Classroom Management and the Star – 1

There are 3 secrets to classroom management in my view:

1. Teach an interesting class to keep them engaged.

2. Grow a spine for the vampires.

3. Never let a vampire make a single inappropriate comment, ever, without confronting it on the spot.

I could go off on this topic. I have a book on classroom management in the works but each time I look at it I realize that its premise is not based on the above points – it is based on old reactive classroom management thinking in the TPRS/CI community. The new classroom management in our community is proactive and based on student engagement. 

What should be the true foundation for classroom management, a foundation that actually works? It should be (a) having a good curriculum and (b) growing a spine….

I would tell a CI teacher struggling with classroom management issues right now in April to use the rest of the year to fix things so that it doesn’t happen next year. Address the above points

Do you teach an interesting enough class that keeps them all engaged? If you are doing traditional CI and not the Star, good luck on that one. Traditional CI just ain’t that great, esp. in its newest form of trying to mix grammar and CI.

Re: the idea of you growing a spine. Can you begin to move the power back to you? Of course this won’t be possible until the fall with new kids, but you can do the hard work of making that internal shift in your relationship with the few but class-wrecking snots right now. That’s an internal change and I worked on it for my entire career silently with mixed results. 

No child – even if he is in what looks like an adult body in high school – no child will ever be permitted to say even the least, the tiniest, the smallest inappropriate things to me in a hidden bid to take my power from me and win over others in the class for his or her purposes of drawing attention to themselves and taking the spotlight off of my instruction. 

It’s usually just one narc kid, maybe two. According to what I understand of the research in this  new field of psychology about narcissism (it’s only 20 years old ), about one in five people is a narcissist. So look around. Look among your students and colleagues and admins. One of those is a narc who can destroy your life. Yes, I said destroy your life. Among admins, they have about a 2 in 5 change of being a narc, because narcs seek positions of power. Can anyone say Donald? Or think of your least favorite principal. Probably a narc. 

The kids in your class who play up to the narcs in your class are empaths who need his approval and who have given him power.  

They don’t get to be that way. I don’t need them to like me. It was so hard for me. I was an internal mess for most of my career. I put up the brave front but I didn’t understand narcissism. I tried to get narc students to like me. That is impossible. It almost killed me in terms of mental anguish over the years. I wish I had read this article forty years ago, but it’s not a lesson easily learned. But it would have saved me immense pain.*

The Star changes the entire dynamic with abusive kids. But don’t expect a big change in those few kids this spring. It’s way too late. Expect some hard days, but then if you put changes addressing the above three things into place now, then you won’t have to suffer in the fall, because you will have made the internal changes. 

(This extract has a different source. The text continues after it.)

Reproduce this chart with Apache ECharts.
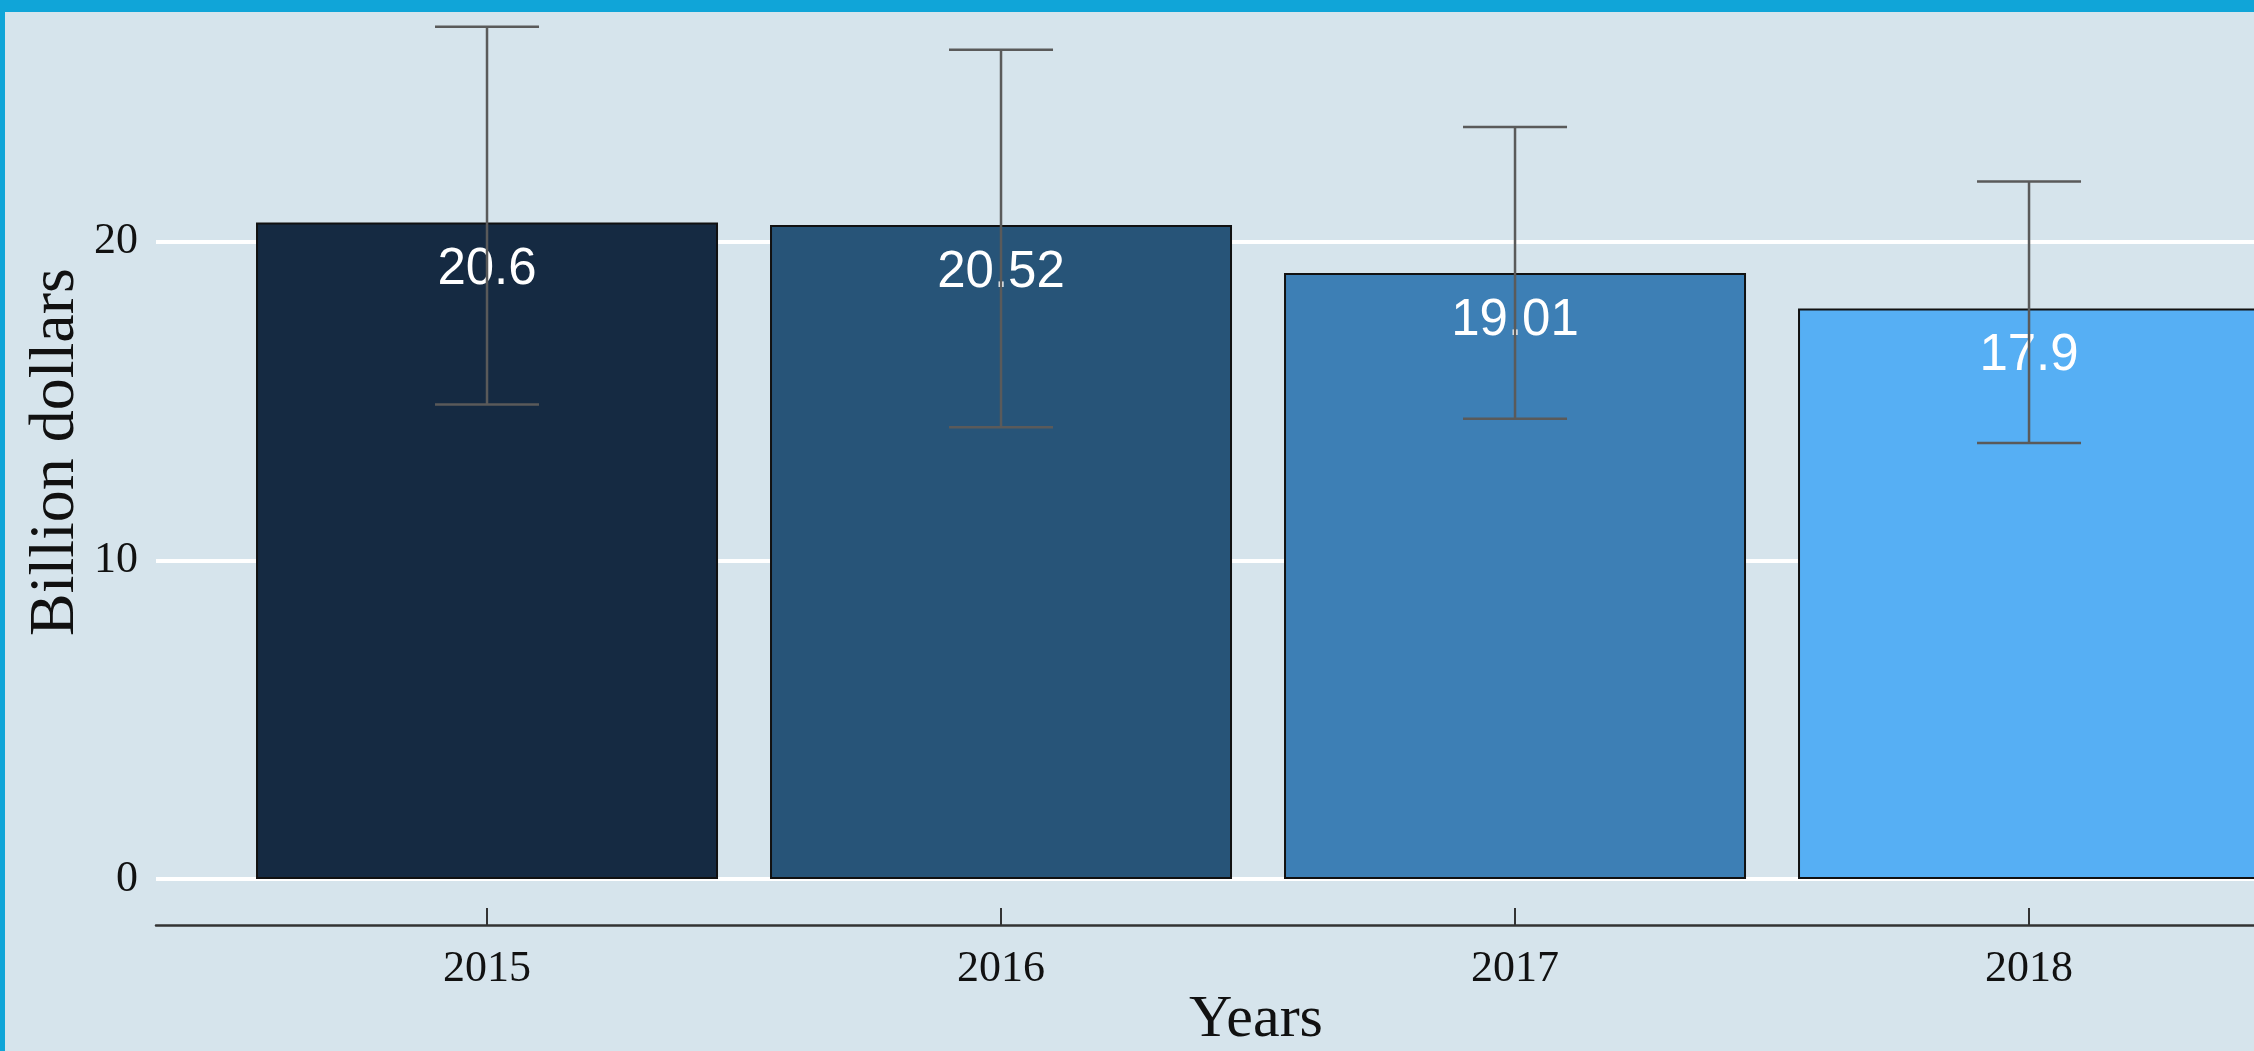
<!DOCTYPE html>
<html>

<head>
    <meta charset="UTF-8">
    <script src="https://cdn.jsdelivr.net/npm/echarts@6/dist/echarts.min.js"></script>
    <title>Billion dollars by year</title>
    <style>
        html,
        body {
            margin: 0;
            padding: 0;
        }

        #chart {
            width: 2254px;
            height: 1051px;
        }
    </style>
</head>

<body>
    <div id="chart"></div>
</body>

</html>
<script>
    // data
    var years = ['2015', '2016', '2017', '2018'];
    var values = [20.6, 20.52, 19.01, 17.9];
    var upper = [26.74, 26.02, 23.59, 21.88];
    var lower = [14.89, 14.17, 14.44, 13.68];
    var yTicks = [0, 10, 20];

    var barColors = ['#152a42', '#275478', '#3d7fb5', '#56aff4'];
    var serif = "'Liberation Serif', 'Times New Roman', serif";

    var barData = [], errData = [];
    for (var i = 0; i < years.length; i++) {
        barData.push({ value: [i, values[i]], itemStyle: { color: barColors[i] } });
        errData.push([i, upper[i], lower[i]]);
    }

    var chart = echarts.init(document.getElementById('chart'), null, { renderer: 'canvas' });

    var option = {
        backgroundColor: '#d6e4ec',
        animation: false,
        // top of panel sits under the blue frame, so the max split line is hidden
        grid: { left: 156, right: 0, top: 6, bottom: 172, outerBoundsMode: 'none' },
        xAxis: {
            type: 'value',
            min: -0.644,
            max: 3.4377,
            offset: 46,
            splitLine: { show: false },
            axisLine: { show: true, onZero: false, lineStyle: { color: '#333', width: 2.5 } },
            axisTick: { show: true, inside: true, length: 17, customValues: [0, 1, 2, 3], lineStyle: { color: '#333', width: 2 } },
            axisLabel: {
                customValues: [0, 1, 2, 3],
                margin: 22,
                color: '#111',
                fontSize: 44,
                fontFamily: serif,
                formatter: function (v) { return years[Math.round(v)]; }
            }
        },
        yAxis: {
            type: 'value',
            min: 0,
            max: 27.39,
            interval: 10,
            axisLine: { show: false, onZero: false },
            axisTick: { show: false },
            axisLabel: {
                margin: 18,
                color: '#111',
                fontSize: 44,
                fontFamily: serif,
                formatter: function (v) { return yTicks.indexOf(v) >= 0 ? String(v) : ''; }
            },
            splitLine: { lineStyle: { color: '#ffffff', width: 4 } }
        },
        series: [{
            type: 'bar',
            z: 2,
            barWidth: 462,
            data: barData,
            itemStyle: { borderColor: '#111', borderWidth: 2 },
            label: {
                show: true,
                position: 'insideTop',
                distance: 22,
                color: '#fff',
                fontSize: 51,
                fontFamily: "'Liberation Sans', Arial, sans-serif",
                formatter: function (p) { return String(values[p.dataIndex]); }
            }
        }, {
            type: 'custom',
            z: 5,
            data: errData,
            renderItem: function (params, api) {
                var top = api.coord([api.value(0), api.value(1)]);
                var bot = api.coord([api.value(0), api.value(2)]);
                var half = 52;
                var st = { stroke: '#5a5a5a', lineWidth: 2.5 };
                return {
                    type: 'group',
                    children: [
                        { type: 'line', shape: { x1: top[0], y1: top[1], x2: bot[0], y2: bot[1] }, style: st },
                        { type: 'line', shape: { x1: top[0] - half, y1: top[1], x2: top[0] + half, y2: top[1] }, style: st },
                        { type: 'line', shape: { x1: bot[0] - half, y1: bot[1], x2: bot[0] + half, y2: bot[1] }, style: st }
                    ]
                };
            }
        }],
        graphic: [
            {
                type: 'text', x: 1256, y: 1020, z: 10,
                style: { text: 'Years', fill: '#111', font: '60px ' + serif, textAlign: 'center', textVerticalAlign: 'middle' }
            },
            {
                type: 'text', x: 56, y: 452, rotation: Math.PI / 2, z: 10,
                style: { text: 'Billion dollars', fill: '#111', font: '64px ' + serif, textAlign: 'center', textVerticalAlign: 'middle' }
            },
            { type: 'rect', shape: { x: 0, y: 0, width: 2254, height: 12 }, style: { fill: '#10a5d8' }, z: 100 },
            { type: 'rect', shape: { x: 0, y: 0, width: 5, height: 1051 }, style: { fill: '#10a5d8' }, z: 100 }
        ]
    };

    chart.setOption(option);
</script>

What brings the internal change? Believe it of not, it’s the Star. Yes, if you have a proper curriculum, your classroom management problems will mostly disappear. But you also have to learn to confront the jerks. Confront or die. 

*If you don’t understand narcissism, then run, don’t walk, to the nearest exit of your building. When you get home, email your principal with your intent to leave the profession while you get good help from a mental health professional. When your principal asks why, tell her it’s because you didn’t understand narcissism and you won’t return until you do. Then go buy Dr. Christiane Northrup’s book on Energy Vampires and read it. There are other books. Don’t return to the field until you deeply grasp how every fourth or fifth person among your students, their parents, your colleagues and admins – those energy vampires – would be perfectly happy to see that you never discover the true joy of teaching. They live to hurt others and gain control over them. Drumphism is just scratching the surface of this deepest of all problems facing humanity right now, in my opinion. If you don’t grow a spine, then get out of our field, which in some lists about stressful jobs is the SINGLE MOST STRESSFUL PROFESSION IN THE WORLD.

(That is an interesting way to put it, isn’t it? The only thing standing like a massive brick wall between you and discovering what joy there is in this work are the few vampires who have been made to believe by other teachers that they can say anything they want in class without consequences. You already have the Star thanks to me, so get your butt in gear adressing the three points I made above when I first started writing this angry post. If you had been doing what I did with kids, sucking up to them, hoping they would like me, but not having my own spine to confront them when they made those inappropriate comments – YOU KNOW WHAT I’M TALKING ABOUT – then you would be angry too.)